**Instruction**. Below are some records. Say how many of their lines include the string "matplotlib", giving only the number.

**Available records**.
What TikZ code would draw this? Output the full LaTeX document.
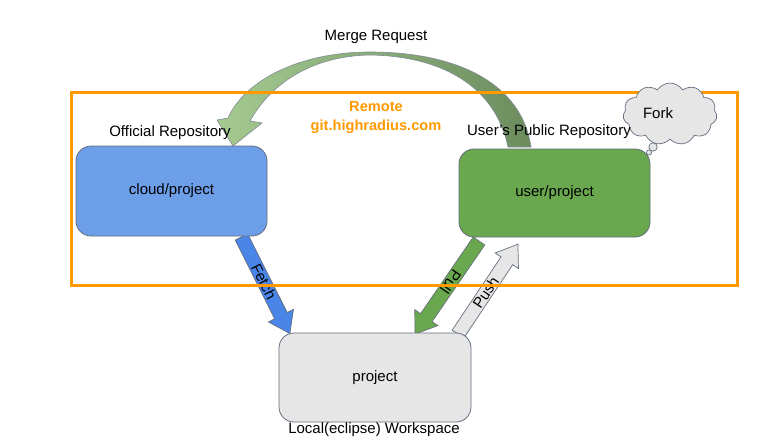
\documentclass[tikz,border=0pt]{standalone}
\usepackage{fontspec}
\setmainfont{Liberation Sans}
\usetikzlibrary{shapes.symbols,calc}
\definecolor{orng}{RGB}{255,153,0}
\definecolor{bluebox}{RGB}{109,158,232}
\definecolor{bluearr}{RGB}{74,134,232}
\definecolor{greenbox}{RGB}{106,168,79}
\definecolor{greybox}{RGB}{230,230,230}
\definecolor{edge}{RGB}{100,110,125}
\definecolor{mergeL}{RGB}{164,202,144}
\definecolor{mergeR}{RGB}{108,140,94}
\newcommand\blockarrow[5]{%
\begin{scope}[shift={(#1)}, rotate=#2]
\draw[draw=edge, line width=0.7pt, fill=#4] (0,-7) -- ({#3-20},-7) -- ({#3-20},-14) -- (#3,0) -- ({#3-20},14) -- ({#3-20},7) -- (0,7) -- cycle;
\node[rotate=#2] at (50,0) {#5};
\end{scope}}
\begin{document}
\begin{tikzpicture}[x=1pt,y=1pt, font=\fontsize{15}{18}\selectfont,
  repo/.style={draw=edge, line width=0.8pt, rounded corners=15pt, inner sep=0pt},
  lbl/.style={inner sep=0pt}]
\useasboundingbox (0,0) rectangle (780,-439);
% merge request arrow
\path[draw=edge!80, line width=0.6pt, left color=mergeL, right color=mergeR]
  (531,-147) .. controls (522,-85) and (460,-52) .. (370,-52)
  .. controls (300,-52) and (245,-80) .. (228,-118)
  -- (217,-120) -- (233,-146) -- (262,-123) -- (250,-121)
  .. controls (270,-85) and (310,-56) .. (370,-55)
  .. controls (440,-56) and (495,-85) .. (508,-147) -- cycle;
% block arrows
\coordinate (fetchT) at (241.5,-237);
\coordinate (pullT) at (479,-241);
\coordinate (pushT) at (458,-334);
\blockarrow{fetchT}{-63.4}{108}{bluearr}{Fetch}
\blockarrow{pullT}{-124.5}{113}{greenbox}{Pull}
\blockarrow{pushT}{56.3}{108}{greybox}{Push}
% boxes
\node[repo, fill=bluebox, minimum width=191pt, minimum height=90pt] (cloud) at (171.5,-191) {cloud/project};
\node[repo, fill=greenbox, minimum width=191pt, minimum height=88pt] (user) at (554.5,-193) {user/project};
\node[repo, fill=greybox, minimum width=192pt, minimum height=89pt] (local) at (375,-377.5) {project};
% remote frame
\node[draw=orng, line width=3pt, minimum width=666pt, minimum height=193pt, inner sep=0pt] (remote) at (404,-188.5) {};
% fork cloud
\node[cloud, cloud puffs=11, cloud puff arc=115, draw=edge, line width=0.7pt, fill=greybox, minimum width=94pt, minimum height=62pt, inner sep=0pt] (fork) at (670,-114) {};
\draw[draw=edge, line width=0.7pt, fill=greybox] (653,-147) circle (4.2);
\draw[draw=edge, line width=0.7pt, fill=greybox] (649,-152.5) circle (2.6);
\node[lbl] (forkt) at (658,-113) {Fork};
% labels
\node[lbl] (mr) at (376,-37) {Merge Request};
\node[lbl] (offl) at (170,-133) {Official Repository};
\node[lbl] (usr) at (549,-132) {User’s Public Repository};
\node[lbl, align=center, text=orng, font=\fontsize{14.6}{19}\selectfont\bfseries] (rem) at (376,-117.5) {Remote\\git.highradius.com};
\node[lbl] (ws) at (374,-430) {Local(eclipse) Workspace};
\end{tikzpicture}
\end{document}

* * *

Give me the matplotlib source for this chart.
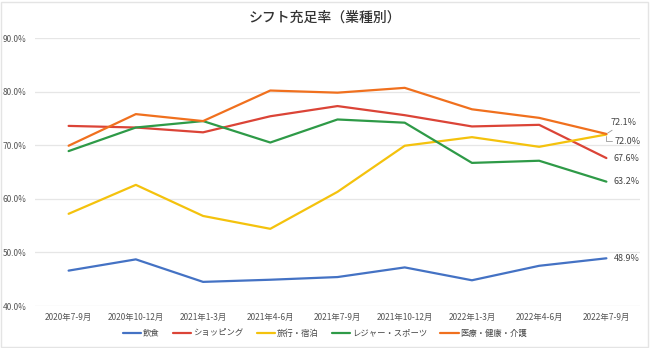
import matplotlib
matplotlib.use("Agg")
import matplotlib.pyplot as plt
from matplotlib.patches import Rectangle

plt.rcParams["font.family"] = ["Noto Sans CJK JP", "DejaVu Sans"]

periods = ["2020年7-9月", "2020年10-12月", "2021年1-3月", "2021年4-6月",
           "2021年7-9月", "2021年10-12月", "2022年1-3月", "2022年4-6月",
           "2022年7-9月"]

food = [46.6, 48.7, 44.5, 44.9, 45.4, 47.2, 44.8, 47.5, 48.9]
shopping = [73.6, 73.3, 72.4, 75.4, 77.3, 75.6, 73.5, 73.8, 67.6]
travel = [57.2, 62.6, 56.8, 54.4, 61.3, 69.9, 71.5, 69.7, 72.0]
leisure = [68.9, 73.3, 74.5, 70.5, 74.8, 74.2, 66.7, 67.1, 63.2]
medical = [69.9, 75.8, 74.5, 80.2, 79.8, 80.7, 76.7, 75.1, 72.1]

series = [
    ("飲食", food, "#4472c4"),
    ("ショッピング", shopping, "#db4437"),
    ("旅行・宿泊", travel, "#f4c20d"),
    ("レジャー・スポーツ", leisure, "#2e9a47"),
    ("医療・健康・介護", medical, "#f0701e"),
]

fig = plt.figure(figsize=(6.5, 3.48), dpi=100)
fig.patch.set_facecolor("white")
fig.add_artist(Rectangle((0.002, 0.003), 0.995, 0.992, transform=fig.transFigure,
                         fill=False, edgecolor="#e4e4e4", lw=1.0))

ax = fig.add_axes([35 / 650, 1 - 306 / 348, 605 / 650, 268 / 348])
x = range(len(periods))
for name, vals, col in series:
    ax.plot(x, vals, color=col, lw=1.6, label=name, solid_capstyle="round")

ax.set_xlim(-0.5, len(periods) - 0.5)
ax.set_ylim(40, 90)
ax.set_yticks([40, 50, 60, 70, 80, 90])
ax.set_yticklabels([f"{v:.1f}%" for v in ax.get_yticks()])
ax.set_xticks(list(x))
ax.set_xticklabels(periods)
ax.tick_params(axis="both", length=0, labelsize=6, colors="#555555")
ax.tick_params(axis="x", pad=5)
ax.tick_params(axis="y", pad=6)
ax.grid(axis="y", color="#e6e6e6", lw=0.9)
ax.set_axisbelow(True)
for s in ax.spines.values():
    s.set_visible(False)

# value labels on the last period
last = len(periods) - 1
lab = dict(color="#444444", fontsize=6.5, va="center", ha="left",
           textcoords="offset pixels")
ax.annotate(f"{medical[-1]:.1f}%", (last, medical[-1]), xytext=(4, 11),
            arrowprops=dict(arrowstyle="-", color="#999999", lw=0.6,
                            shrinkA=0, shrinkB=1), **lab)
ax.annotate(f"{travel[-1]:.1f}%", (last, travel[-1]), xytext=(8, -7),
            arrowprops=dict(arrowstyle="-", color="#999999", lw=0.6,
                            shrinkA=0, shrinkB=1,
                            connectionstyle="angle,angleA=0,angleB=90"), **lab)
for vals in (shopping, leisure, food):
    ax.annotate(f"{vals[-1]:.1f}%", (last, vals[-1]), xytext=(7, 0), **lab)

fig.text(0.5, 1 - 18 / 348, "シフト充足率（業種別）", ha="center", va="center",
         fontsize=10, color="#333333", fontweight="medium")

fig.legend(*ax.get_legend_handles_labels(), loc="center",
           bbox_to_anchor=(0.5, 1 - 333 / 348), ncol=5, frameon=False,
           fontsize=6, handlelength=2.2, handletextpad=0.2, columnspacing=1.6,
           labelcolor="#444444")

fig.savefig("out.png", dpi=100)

* * *

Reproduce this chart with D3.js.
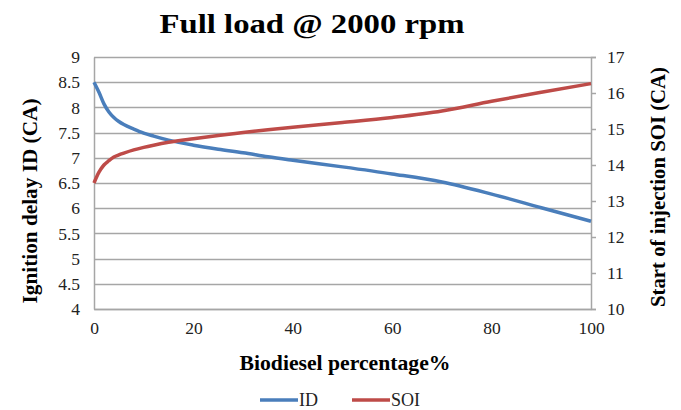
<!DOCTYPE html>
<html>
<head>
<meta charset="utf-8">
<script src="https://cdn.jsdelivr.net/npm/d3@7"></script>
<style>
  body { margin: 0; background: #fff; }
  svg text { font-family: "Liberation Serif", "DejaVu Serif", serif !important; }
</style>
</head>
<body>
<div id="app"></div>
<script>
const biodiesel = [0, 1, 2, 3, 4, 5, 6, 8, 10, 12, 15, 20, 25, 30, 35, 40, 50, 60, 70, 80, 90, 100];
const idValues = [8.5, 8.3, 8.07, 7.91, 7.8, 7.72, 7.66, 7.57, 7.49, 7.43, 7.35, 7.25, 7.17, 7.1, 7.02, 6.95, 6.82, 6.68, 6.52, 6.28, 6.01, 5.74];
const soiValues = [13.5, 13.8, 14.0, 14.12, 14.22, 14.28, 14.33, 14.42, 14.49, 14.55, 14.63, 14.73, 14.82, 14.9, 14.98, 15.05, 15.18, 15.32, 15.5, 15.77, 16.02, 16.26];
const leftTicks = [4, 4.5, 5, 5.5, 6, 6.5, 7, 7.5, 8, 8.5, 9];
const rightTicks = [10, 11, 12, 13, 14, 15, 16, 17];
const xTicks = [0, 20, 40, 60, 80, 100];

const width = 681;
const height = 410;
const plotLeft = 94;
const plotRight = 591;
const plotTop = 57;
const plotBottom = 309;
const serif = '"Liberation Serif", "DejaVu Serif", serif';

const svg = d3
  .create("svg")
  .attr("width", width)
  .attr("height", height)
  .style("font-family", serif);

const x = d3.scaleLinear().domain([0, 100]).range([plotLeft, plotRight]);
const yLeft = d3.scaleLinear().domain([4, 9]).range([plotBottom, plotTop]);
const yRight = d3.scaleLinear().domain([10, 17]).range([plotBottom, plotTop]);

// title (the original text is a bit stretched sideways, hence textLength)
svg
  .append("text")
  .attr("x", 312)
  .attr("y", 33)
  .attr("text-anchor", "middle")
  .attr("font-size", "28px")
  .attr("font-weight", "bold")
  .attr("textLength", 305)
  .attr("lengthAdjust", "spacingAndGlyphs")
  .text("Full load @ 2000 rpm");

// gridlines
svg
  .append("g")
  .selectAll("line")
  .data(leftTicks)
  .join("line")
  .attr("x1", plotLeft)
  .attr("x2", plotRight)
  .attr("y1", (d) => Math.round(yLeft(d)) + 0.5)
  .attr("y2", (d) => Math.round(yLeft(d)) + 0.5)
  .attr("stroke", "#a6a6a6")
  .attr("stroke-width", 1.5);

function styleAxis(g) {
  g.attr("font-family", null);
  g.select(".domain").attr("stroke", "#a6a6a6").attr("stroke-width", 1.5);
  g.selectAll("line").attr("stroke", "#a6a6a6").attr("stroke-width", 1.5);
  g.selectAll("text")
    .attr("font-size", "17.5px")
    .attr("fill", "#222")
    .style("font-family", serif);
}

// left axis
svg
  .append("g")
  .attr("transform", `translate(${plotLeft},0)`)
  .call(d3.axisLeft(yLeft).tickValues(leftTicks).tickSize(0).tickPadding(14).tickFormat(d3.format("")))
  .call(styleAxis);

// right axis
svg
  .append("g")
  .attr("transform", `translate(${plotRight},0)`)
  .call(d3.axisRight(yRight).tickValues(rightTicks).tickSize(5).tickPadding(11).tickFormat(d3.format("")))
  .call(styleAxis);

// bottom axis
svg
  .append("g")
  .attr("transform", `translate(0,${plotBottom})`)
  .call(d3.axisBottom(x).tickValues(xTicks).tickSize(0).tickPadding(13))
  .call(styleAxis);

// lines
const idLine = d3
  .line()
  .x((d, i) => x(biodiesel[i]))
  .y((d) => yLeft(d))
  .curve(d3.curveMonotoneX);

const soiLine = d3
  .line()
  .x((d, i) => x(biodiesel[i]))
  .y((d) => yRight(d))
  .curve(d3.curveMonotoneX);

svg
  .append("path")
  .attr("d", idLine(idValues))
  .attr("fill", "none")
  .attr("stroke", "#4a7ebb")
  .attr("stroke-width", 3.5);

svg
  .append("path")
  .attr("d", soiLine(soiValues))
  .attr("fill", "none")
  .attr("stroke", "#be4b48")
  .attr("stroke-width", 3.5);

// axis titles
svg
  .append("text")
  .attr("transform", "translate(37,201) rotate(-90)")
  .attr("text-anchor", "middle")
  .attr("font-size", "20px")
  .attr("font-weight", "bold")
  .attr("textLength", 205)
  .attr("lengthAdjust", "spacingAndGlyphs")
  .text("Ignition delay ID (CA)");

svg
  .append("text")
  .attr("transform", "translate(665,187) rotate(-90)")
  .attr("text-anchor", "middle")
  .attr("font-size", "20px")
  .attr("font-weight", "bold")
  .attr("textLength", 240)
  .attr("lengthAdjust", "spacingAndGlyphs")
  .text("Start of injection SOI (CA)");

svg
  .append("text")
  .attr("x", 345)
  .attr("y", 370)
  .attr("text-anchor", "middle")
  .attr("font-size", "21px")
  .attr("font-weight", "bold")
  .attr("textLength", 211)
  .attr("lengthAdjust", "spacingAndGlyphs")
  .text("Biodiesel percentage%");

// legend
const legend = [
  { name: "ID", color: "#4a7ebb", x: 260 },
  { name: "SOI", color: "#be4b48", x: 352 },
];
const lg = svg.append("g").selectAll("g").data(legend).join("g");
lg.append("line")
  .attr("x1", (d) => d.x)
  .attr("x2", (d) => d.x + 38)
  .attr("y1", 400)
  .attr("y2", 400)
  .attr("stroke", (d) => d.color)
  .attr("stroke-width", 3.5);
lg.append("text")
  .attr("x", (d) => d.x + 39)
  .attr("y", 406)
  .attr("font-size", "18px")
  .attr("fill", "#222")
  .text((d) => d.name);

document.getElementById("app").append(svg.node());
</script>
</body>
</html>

**Expected answer**. 5